== Data

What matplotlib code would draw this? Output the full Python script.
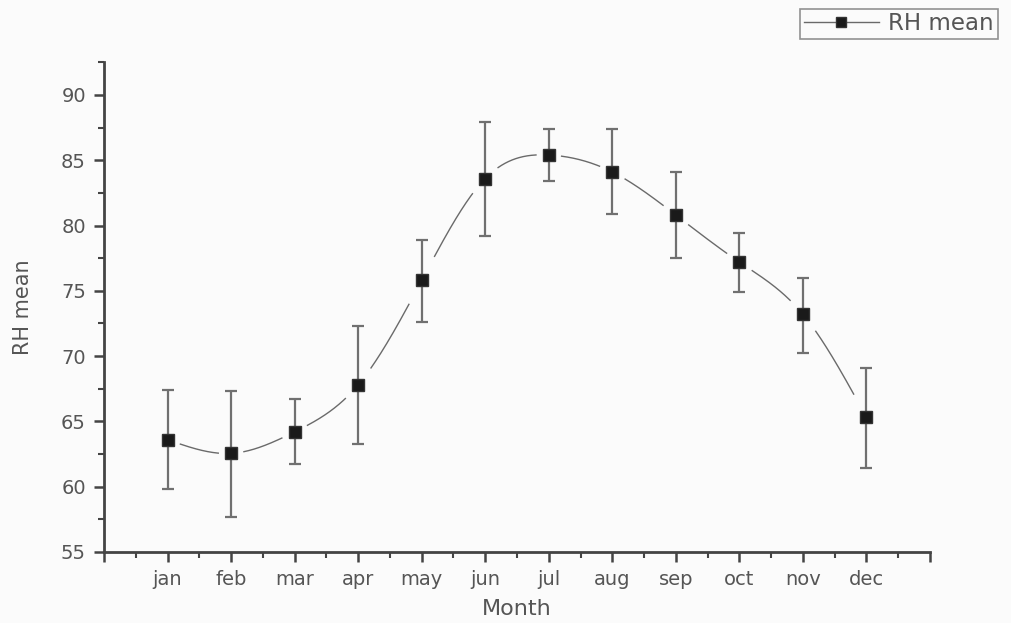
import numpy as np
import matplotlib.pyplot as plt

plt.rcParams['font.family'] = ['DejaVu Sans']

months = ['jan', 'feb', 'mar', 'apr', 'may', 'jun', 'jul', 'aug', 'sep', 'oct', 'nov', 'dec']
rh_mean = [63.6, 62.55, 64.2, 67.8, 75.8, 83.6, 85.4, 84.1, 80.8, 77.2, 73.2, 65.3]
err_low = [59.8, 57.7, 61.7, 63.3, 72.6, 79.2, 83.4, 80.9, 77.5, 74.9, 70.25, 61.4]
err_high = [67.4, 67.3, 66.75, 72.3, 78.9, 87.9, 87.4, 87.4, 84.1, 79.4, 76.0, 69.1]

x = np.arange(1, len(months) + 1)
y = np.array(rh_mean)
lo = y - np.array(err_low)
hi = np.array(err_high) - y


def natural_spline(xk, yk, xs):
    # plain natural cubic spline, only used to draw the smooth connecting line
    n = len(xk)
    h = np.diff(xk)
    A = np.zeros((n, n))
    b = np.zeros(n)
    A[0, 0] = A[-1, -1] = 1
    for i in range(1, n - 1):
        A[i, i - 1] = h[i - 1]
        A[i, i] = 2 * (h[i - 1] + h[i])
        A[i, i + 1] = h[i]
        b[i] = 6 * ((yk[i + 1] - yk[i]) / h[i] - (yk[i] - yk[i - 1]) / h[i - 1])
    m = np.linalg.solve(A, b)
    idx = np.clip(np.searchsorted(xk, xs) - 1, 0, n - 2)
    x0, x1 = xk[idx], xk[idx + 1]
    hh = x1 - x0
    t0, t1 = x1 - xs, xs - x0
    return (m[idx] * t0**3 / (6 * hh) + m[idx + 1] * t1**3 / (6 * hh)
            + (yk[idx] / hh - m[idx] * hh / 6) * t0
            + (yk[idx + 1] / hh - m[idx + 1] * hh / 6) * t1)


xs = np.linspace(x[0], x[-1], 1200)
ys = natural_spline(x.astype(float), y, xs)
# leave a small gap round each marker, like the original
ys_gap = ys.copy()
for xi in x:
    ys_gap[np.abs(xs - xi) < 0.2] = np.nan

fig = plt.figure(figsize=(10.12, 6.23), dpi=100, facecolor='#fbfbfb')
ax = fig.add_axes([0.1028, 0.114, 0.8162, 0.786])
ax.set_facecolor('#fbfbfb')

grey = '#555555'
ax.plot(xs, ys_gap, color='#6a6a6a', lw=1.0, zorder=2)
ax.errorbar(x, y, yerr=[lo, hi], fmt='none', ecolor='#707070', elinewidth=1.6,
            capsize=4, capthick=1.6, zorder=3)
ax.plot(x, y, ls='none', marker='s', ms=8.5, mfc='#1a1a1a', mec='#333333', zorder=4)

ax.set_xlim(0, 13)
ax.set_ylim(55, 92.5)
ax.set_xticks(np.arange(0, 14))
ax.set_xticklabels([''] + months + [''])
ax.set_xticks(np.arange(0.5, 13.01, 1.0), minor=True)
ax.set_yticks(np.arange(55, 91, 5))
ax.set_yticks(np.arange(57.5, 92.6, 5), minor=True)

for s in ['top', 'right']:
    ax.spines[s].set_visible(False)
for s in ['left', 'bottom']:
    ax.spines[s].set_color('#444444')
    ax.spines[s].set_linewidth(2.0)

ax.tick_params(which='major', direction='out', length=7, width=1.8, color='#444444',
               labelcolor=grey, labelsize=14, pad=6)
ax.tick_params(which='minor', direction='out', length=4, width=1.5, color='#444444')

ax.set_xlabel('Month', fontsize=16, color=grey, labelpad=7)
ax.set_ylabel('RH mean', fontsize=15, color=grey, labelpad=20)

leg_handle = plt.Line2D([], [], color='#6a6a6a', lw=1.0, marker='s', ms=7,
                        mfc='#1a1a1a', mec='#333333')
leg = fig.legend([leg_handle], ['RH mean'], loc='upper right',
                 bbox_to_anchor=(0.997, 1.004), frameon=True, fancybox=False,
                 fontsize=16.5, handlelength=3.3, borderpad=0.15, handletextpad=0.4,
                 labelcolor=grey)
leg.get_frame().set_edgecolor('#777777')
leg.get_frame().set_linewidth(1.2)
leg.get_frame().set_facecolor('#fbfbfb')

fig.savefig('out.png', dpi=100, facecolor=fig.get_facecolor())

====

_Set problem:_ Go from the first line of the listing to the line holding "plt.rcParams['font.family'] = ['DejaVu Sans']" and, please, transcribe those lines exactly, both included, with no pictures.

_Worked answer:_
What matplotlib code would draw this? Output the full Python script.
import numpy as np
import matplotlib.pyplot as plt

plt.rcParams['font.family'] = ['DejaVu Sans']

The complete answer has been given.